If you’re answering ‘yes’, you’re a controller. And the ICO makes it clear it doesn’t matter if a contract describes you as a processor; “organisations that determine the purposes and means of processing will be controllers regardless of how they are described in any contract about processing services”.

Why it’s important to get this right

Controllers have a higher level of accountability to comply with all data protection principles, and are also responsible for the compliance of their processors.

If you are a processor, you must only handle data on behalf of another organisation and under their instructions.

This means if you’re doing anything else with this data, for your own purposes, you can’t be a processor for those purposes. You must be the controller – at least for those purposes which were not instructed to you by another party.

Let’s be clear though, this doesn’t mean a processor can’t make some technical decisions about how personal data is processed.

Data protection law does not prevent processors providing added value services for their clients. But as a processor you must always process data in accordance with the controller’s instructions.

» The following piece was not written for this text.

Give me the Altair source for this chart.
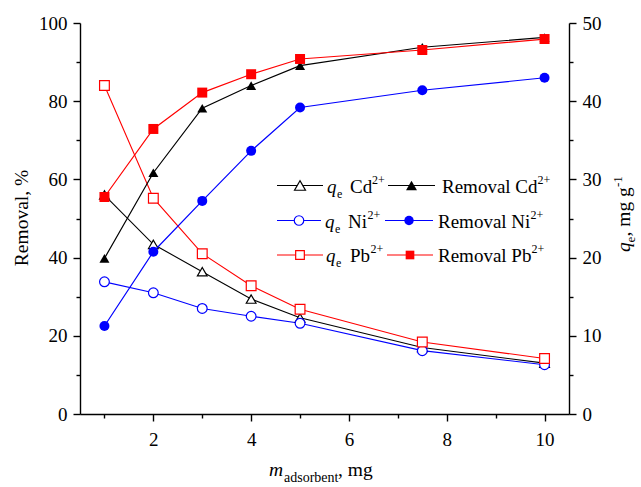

Processors also have a number of direct obligations under UK GDPR – such as the technical and organisation measures it uses to protect personal data. A processor is responsible for ensuring the compliance of any sub-processors it may use to fulfil their services to a controller.

If the relationship is controller to processor, you must make sure you have a suitable agreement in place which covers key data protection requirements.

Often overlooked is the need to have clear documented instructions from the controller. These instructions are often provided as an Annex to the main contract, so they can be updated if the processing changes.

What’s clear from the recent ICO ruling is even if your contract says you are a processor, if you are in fact in control of the processing, this will be overturned.

In this case, the marketing company has been given three months to mend their ways. Actions required include notifying individuals that the company is processing their data, ceasing to process personal data where this is not possible and making sure robust evidence of consent is retained.

The ICO doesn’t let us mark our own homework; it’s interested in what we do as opposed to what we say we do!

In July 2021 the European Data Protection Board published adopted guidelines on the concepts of controller and processor.